ANB, a California-based privately owned Assyrian-language broadcaster that airs news and TV shows about ethnic Assyrians, first applied for a permit to operate in Iraqi Kurdistan in January 2020, Bnyameen told CPJ.

He said that Iraqi Kurdish authorities told ANB that the broadcaster needed to obtain approval from the General Directorate for Publishing and Media, the Ministry of Culture and Youth, the Ministry of Interior, and the General Directorate of Asayish.

The General Directorate for Publishing and Media and the Ministry of Culture and Youth approved the station’s permit request by late January, Bnyameen said. In a letter to the Interior Ministry reviewed by CPJ, the Ministry of Culture and Youth recommended that ANB be granted a permit to broadcast from the Kurdish cities of Erbil and Duhok.

At the time, a representative from the Ministry of Culture and Youth verbally granted Bnyameen permission to operate the broadcaster on Facebook while it awaited a response from the Interior Ministry, he said.

ANB aired reports from its Erbil office from June to late October 2020 on its Facebook page, where it has about 96,000 followers. The office covered topics including Turkish airstrikes in border areas where the Assyrian community is based as well as news stories about the lives of Assyrians in Iraq.

Bnyameen told CPJ that Asayish agents summoned him for questioning three times between March and October 2020.

In March, before ANB had aired any broadcasts, agents asked him about “ANB’s editorial line and programming,” and seemed to want to understand the station’s planned content, he said.

On August 13, agents summoned him again and asked about the station’s alleged hostility toward the Assyrian Church of the East, which has been covered critically by ANB, as well as Bnyameen’s alleged personal hostility toward former Kurdish President Masoud Barzani and his personal reason for voting against the 2017 Kurdish independence referendum.

On October 26, Asayish Captain Sangar Ahmed summoned Bnyameen and ordered him to cease all of ANB’s activities until the broadcaster’s permit was approved by the Interior Ministry and the Asayish, he said. ANB’s Erbil office stopped uploading videos to Facebook following that meeting, Bnyameen said.

Bnyameen approached the Ministry of Culture repeatedly to inquire about the status of ANB’s permit following that meeting, he said, and on November 5, the Ministry of Culture sent another letter to the Interior Ministry requesting an update on the case.

In December 2020, an Interior Ministry representative told Bnyameen that the ministry had referred the matter to the Asayish on January 13, 2020, he said. Later that month, Ismat Argushi, general director of the Asayish in Erbil, summoned Bnyameen to a meeting, the journalist told CPJ.

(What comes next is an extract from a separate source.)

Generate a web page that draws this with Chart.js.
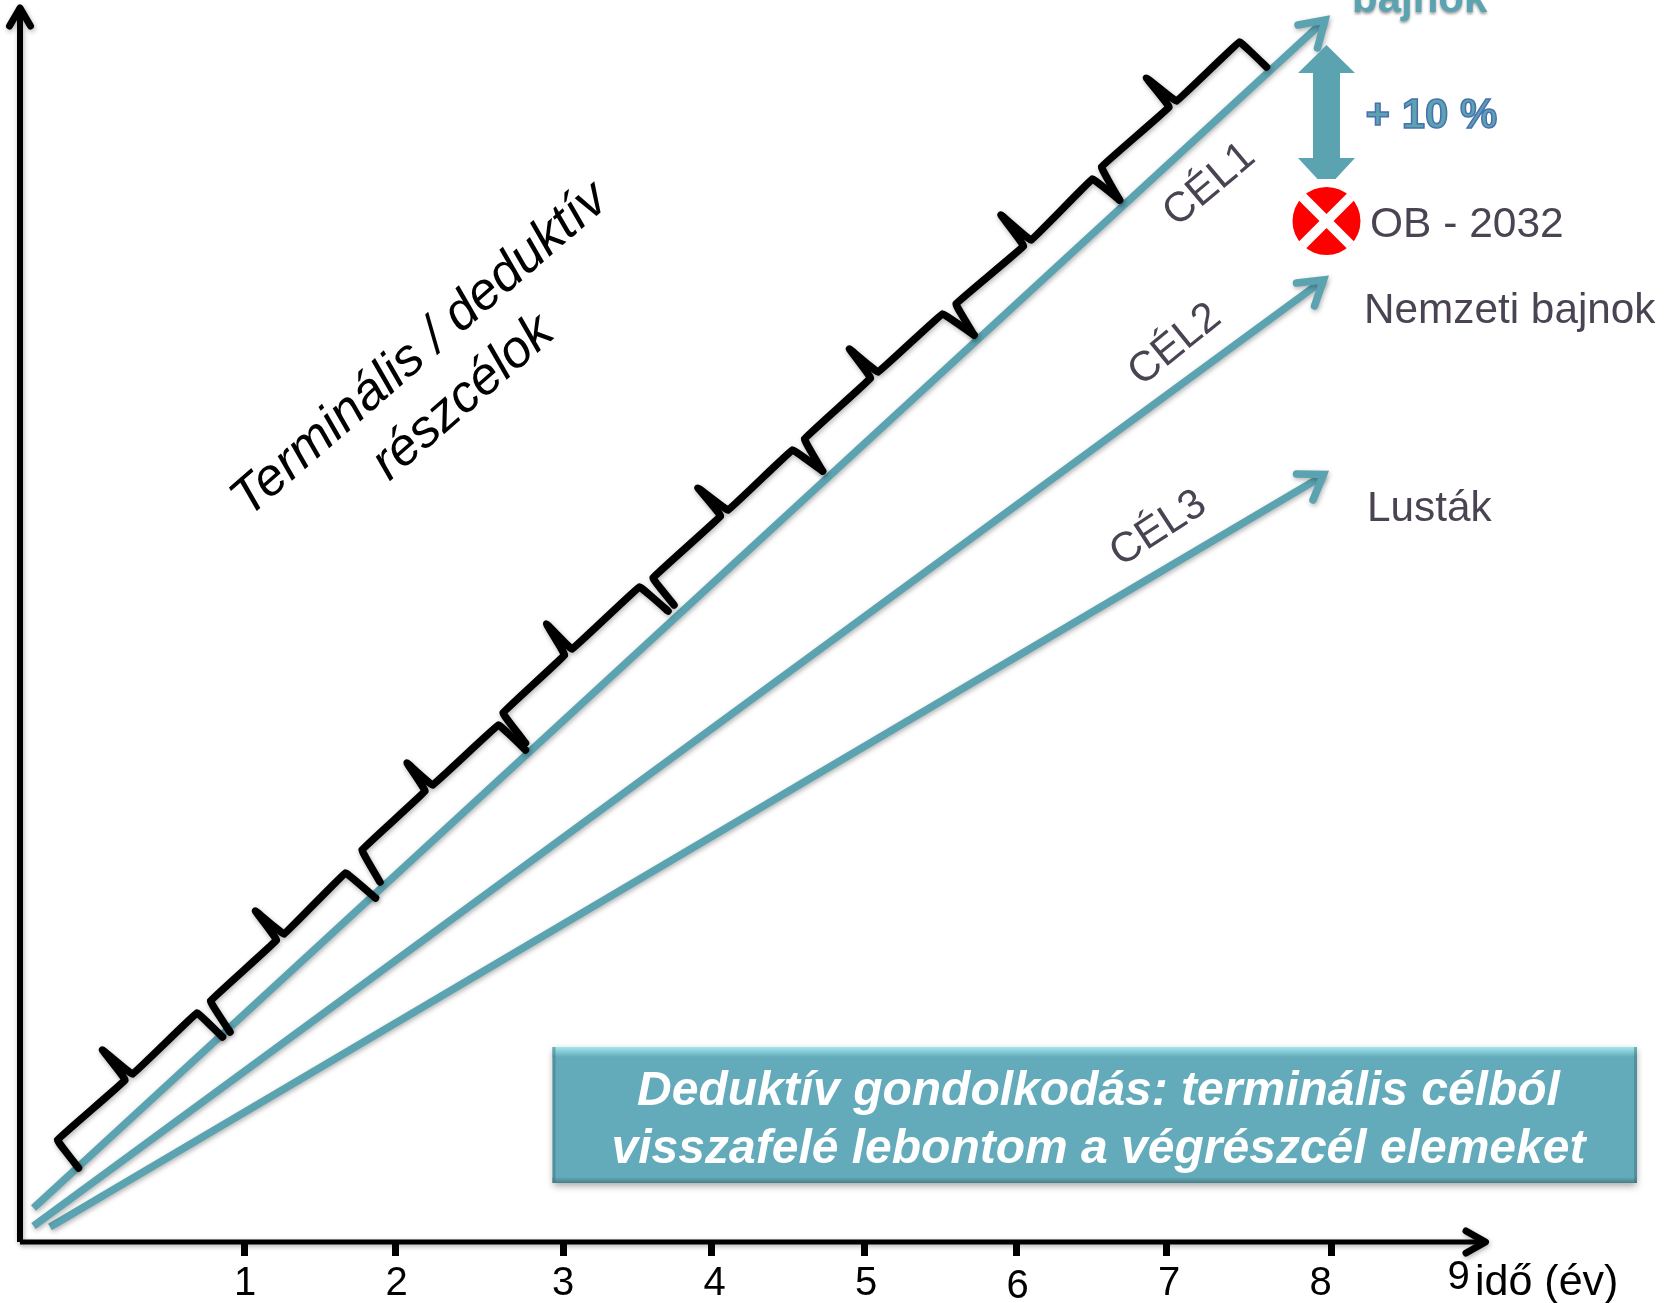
<!DOCTYPE html>
<html lang="hu">
<head>
<meta charset="utf-8">
<title>Deduktív gondolkodás</title>
<script src="https://cdn.jsdelivr.net/npm/chart.js@4/dist/chart.umd.min.js"></script>
<style>
  html, body { margin: 0; padding: 0; background: #fff; }
  canvas { display: block; }
</style>
</head>
<body>
<canvas id="grafikon" width="1670" height="1303"></canvas>
<script>
// x: years, y: performance level on an unlabelled scale
const evTickek = [1.01, 2.01, 3.13, 4.12, 5.14, 6.15, 7.15, 8.25];
const evFeliratok = ["1", "2", "3", "4", "5", "6", "7", "8", "9"];
const evFeliratX = [1.01, 2.02, 3.13, 4.14, 5.15, 6.16, 7.17, 8.18, 9.10];
const evFeliratY = [-0.53, -0.53, -0.53, -0.53, -0.53, -0.56, -0.53, -0.53, -0.47];

// goal lines: start, end
const cel1X = [-0.40, 8.21];
const cel1Y = [0.34, 12.22];
const cel2X = [-0.40, 8.20];
const cel2Y = [0.16, 9.62];
const cel3X = [-0.29, 8.20];
const cel3Y = [0.15, 7.665];

// arrow heads: barb, tip, barb
const fej1X = [8.03, 8.21, 8.16];
const fej1Y = [12.17, 12.22, 11.94];
const fej2X = [8.02, 8.20, 8.14];
const fej2Y = [9.59, 9.62, 9.36];
const fej3X = [8.02, 8.20, 8.13];
const fej3Y = [7.68, 7.675, 7.42];

// sub-goal braces, 7 points each: end, corner, notch, tip, notch, corner, end
const kapcsosX = [
  [-0.10, -0.24, 0.21, 0.06, 0.26, 0.69, 0.86],
  [0.91, 0.78, 1.22, 1.08, 1.27, 1.68, 1.88],
  [1.91, 1.79, 2.21, 2.09, 2.26, 2.70, 2.88],
  [2.88, 2.73, 3.14, 3.02, 3.19, 3.64, 3.83],
  [3.87, 3.73, 4.18, 4.03, 4.23, 4.66, 4.86],
  [4.86, 4.74, 5.18, 5.04, 5.23, 5.66, 5.87],
  [5.87, 5.75, 6.20, 6.05, 6.25, 6.66, 6.84],
  [6.84, 6.72, 7.17, 7.02, 7.22, 7.64, 7.82]
];
const kapcsosY = [
  [0.74, 1.02, 1.62, 1.92, 1.68, 2.29, 2.05],
  [2.10, 2.41, 3.02, 3.31, 3.08, 3.69, 3.44],
  [3.60, 3.92, 4.51, 4.79, 4.57, 5.17, 4.92],
  [4.99, 5.29, 5.87, 6.18, 5.93, 6.55, 6.31],
  [6.37, 6.64, 7.26, 7.54, 7.32, 7.92, 7.71],
  [7.71, 8.03, 8.64, 8.93, 8.70, 9.28, 9.07],
  [9.07, 9.38, 9.96, 10.27, 10.02, 10.63, 10.42],
  [10.42, 10.75, 11.35, 11.64, 11.41, 12.00, 11.75]
];

const obPont = { x: 8.22, y: 10.21 };

const TEAL = "#5ba3b0";
const SOTET = "#4a4452";
const ARIAL = '"Liberation Sans", Arial, sans-serif';

const feliratok = [
  { t: "bajnok", x: 8.39, y: 12.30, font: "bold 42px " + ARIAL, szin: TEAL, arnyek: true },
  { t: "+ 10 %", x: 8.48, y: 11.14, font: "bold 42px " + ARIAL, szin: TEAL, kontur: "#4a6fb0" },
  { t: "OB - 2032", x: 8.51, y: 10.05, font: "42.5px " + ARIAL, szin: SOTET },
  { t: "Nemzeti bajnok", x: 8.47, y: 9.19, font: "42.3px " + ARIAL, szin: SOTET },
  { t: "Lusták", x: 8.49, y: 7.21, font: "42.3px " + ARIAL, szin: SOTET },
  { t: "CÉL1", x: 7.44, y: 10.57, font: "42px " + ARIAL, szin: SOTET, szog: -40, kozep: true },
  { t: "CÉL2", x: 7.21, y: 8.97, font: "42px " + ARIAL, szin: SOTET, szog: -39, kozep: true },
  { t: "CÉL3", x: 7.10, y: 7.13, font: "42px " + ARIAL, szin: SOTET, szog: -33, kozep: true },
  { t: "Terminális / deduktív", x: 2.24, y: 8.81, font: "italic 52.5px " + ARIAL, szin: "#000", szog: -41, kozep: true, alap: true },
  { t: "részcélok", x: 2.53, y: 8.33, font: "italic 52.5px " + ARIAL, szin: "#000", szog: -41, kozep: true, alap: true },
  { t: "idő (év)", x: 9.21, y: -0.53, font: "43px " + ARIAL, szin: "#000" }
];

// teal caption box
const doboz = { x1: 3.06, x2: 10.29, y1: 1.95, y2: 0.59 };
const dobozSorok = [
  { t: "Deduktív gondolkodás: terminális célból", x: 6.70, y: 1.37 },
  { t: "visszafelé lebontom a végrészcél elemeket", x: 6.70, y: 0.79 }
];

// +10 % double arrow
const nyil = { x: 8.22, fej: 0.19, szar: 0.09, vegFel: 0.06, teto: 11.97, fejAlj: 11.69, fejTeto: 10.84, alj: 10.63 };

function pontok(xek, yok) {
  return xek.map((x, i) => ({ x: x, y: yok[i] }));
}

function vonal(adat, szin, vastag) {
  return {
    type: "line", data: adat, borderColor: szin, borderWidth: vastag,
    pointRadius: 0, borderCapStyle: "butt", borderJoinStyle: "miter",
    tension: 0, clip: false, arnyek: true
  };
}

function fejVonal(adat, szin, vastag, csatlakozas) {
  const d = vonal(adat, szin, vastag);
  d.borderJoinStyle = csatlakozas;
  d.borderCapStyle = "round";
  return d;
}

// Chart.js paints the first dataset last: cross above disc, braces above the goal arrows
const adatsorok = [
  {
    type: "scatter", data: [obPont], pointStyle: "crossRot", pointRadius: 34,
    pointBorderColor: "#fff", pointBorderWidth: 10, clip: false
  },
  {
    type: "scatter", data: [obPont], pointStyle: "circle", pointRadius: 34,
    pointBackgroundColor: "#ff0000", pointBorderWidth: 0, clip: false
  }
];
kapcsosX.forEach((xek, i) => {
  const d = fejVonal(pontok(xek, kapcsosY[i]), "#000", 7.5, "round");
  d.tension = 0.04;
  adatsorok.push(d);
});
adatsorok.push(
  vonal(pontok([-0.49, -0.49], [0, 12.33]), "#000", 6),
  fejVonal(pontok([-0.56, -0.49, -0.42], [12.16, 12.34, 12.16]), "#000", 7, "round"),
  vonal(pontok([-0.49, 9.25], [0, 0]), "#000", 5),
  fejVonal(pontok([9.15, 9.28, 9.15], [0.11, 0, -0.11]), "#000", 7, "round"),
  fejVonal(pontok(fej1X, fej1Y), TEAL, 7.5, "miter"),
  fejVonal(pontok(fej2X, fej2Y), TEAL, 7.5, "miter"),
  fejVonal(pontok(fej3X, fej3Y), TEAL, 7.5, "miter"),
  vonal(pontok(cel1X, cel1Y), TEAL, 7.5),
  vonal(pontok(cel2X, cel2Y), TEAL, 7.5),
  vonal(pontok(cel3X, cel3Y), TEAL, 7.5)
);

const arnyekPlugin = {
  id: "arnyek",
  beforeDatasetDraw(chart, args) {
    const ctx = chart.ctx;
    ctx.save();
    if (chart.data.datasets[args.index].arnyek) {
      ctx.shadowColor = "rgba(0,0,0,0.3)";
      ctx.shadowBlur = 5;
      ctx.shadowOffsetX = 1;
      ctx.shadowOffsetY = 2;
    }
  },
  afterDatasetDraw(chart) {
    chart.ctx.restore();
  }
};

const rajzPlugin = {
  id: "rajz",
  afterDatasetsDraw(chart) {
    const ctx = chart.ctx, sx = chart.scales.x, sy = chart.scales.y;
    const px = v => sx.getPixelForValue(v), py = v => sy.getPixelForValue(v);

    // double arrow
    ctx.save();
    ctx.fillStyle = TEAL;
    ctx.beginPath();
    [[0, nyil.teto], [nyil.fej, nyil.fejAlj], [nyil.szar, nyil.fejAlj], [nyil.szar, nyil.fejTeto],
     [nyil.fej, nyil.fejTeto], [nyil.vegFel, nyil.alj], [-nyil.vegFel, nyil.alj], [-nyil.fej, nyil.fejTeto],
     [-nyil.szar, nyil.fejTeto], [-nyil.szar, nyil.fejAlj], [-nyil.fej, nyil.fejAlj]].forEach((p, i) => {
      const X = px(nyil.x + p[0]), Y = py(p[1]);
      if (i === 0) ctx.moveTo(X, Y); else ctx.lineTo(X, Y);
    });
    ctx.closePath();
    ctx.fill();
    ctx.restore();

    // caption box with bevelled edges
    const bx = px(doboz.x1), by = py(doboz.y1), bw = px(doboz.x2) - bx, bh = py(doboz.y2) - by;
    ctx.save();
    ctx.shadowColor = "rgba(0,0,0,0.35)";
    ctx.shadowBlur = 7;
    ctx.shadowOffsetY = 3;
    ctx.fillStyle = "#63abba";
    ctx.fillRect(bx, by, bw, bh);
    ctx.restore();
    ctx.save();
    const fent = ctx.createLinearGradient(0, by, 0, by + 10);
    fent.addColorStop(0, "#a3e6f0");
    fent.addColorStop(1, "#63abba");
    ctx.fillStyle = fent;
    ctx.fillRect(bx, by, bw, 10);
    const lent = ctx.createLinearGradient(0, by + bh - 6, 0, by + bh);
    lent.addColorStop(0, "#63abba");
    lent.addColorStop(1, "#4a7f8a");
    ctx.fillStyle = lent;
    ctx.fillRect(bx, by + bh - 6, bw, 6);
    ctx.fillStyle = "rgba(60,110,120,0.45)";
    ctx.fillRect(bx + bw - 3, by, 3, bh);
    ctx.fillRect(bx, by, 3, bh);
    ctx.fillStyle = "#fff";
    ctx.font = "italic bold 48px " + ARIAL;
    ctx.textAlign = "center";
    ctx.textBaseline = "alphabetic";
    dobozSorok.forEach(s => ctx.fillText(s.t, px(s.x), py(s.y)));
    ctx.restore();

    // year labels sit by hand next to their tick marks
    ctx.save();
    ctx.fillStyle = "#000";
    ctx.font = "40px " + ARIAL;
    ctx.textAlign = "center";
    ctx.textBaseline = "alphabetic";
    evFeliratok.forEach((c, i) => ctx.fillText(c, px(evFeliratX[i]), py(evFeliratY[i])));
    ctx.restore();

    feliratok.forEach(f => {
      ctx.save();
      ctx.translate(px(f.x), py(f.y));
      if (f.szog) ctx.rotate(f.szog * Math.PI / 180);
      ctx.font = f.font;
      ctx.textAlign = f.kozep ? "center" : "left";
      ctx.textBaseline = f.kozep && !f.alap ? "middle" : "alphabetic";
      ctx.fillStyle = f.szin;
      if (f.arnyek) {
        ctx.shadowColor = "rgba(0,0,0,0.4)";
        ctx.shadowBlur = 3;
        ctx.shadowOffsetY = 2;
      }
      ctx.fillText(f.t, 0, 0);
      if (f.kontur) {
        ctx.strokeStyle = f.kontur;
        ctx.lineWidth = 1.5;
        ctx.strokeText(f.t, 0, 0);
      }
      ctx.restore();
    });
  }
};

new Chart(document.getElementById("grafikon").getContext("2d"), {
  type: "line",
  data: { datasets: adatsorok },
  plugins: [arnyekPlugin, rajzPlugin],
  options: {
    responsive: false,
    animation: false,
    parsing: false,
    layout: { autoPadding: false, padding: { left: 20, top: 0, right: 0, bottom: 0 } },
    plugins: { legend: { display: false }, title: { display: false }, tooltip: { enabled: false } },
    scales: {
      x: {
        type: "linear",
        min: -0.49,
        max: 10.51,
        afterBuildTicks: s => { s.ticks = evTickek.map(v => ({ value: v })); },
        afterFit: s => { s.height = 61; },
        ticks: { display: false },
        border: { display: false },
        grid: { drawOnChartArea: false, drawTicks: true, tickLength: 14, tickWidth: 7, tickColor: "#000" }
      },
      y: { type: "linear", min: 0, max: 12.42, display: false }
    }
  }
});
</script>
</body>
</html>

“When I asked him why he had ordered that we stop working, he said that we disrespect the region by using the term ‘northern Iraq’ instead of Iraqi Kurdistan,” Bnyameen said. He told CPJ that Argushi “promised to solve the problem in two days” and gave ANB verbal permission to resume broadcasting, but also referred the case to the Kurdistan Regional Security Council, which coordinates the work of security and intelligence forces.

“We don’t understand why the case has been referred to the Security Council. Since then, nothing has happened and we have decided to go public now,” Bnyameen told CPJ on April 21, 2021.

Previously, in November 2019, Asayish officers detained Bnyameen for 13 days after he returned from a two-week assignment in northern Syria, and allegedly beat him and questioned him about his reporting, as CPJ documented at the time.

The Kurdistan Region Security Council, the Ministry of Youth and Culture, the Interior Ministry, the office of Ismat Argoushi, and the regional government’s coordinator for international advocacy, Dindar Zebari, did not reply to CPJ’s requests for comment sent via email and messaging app.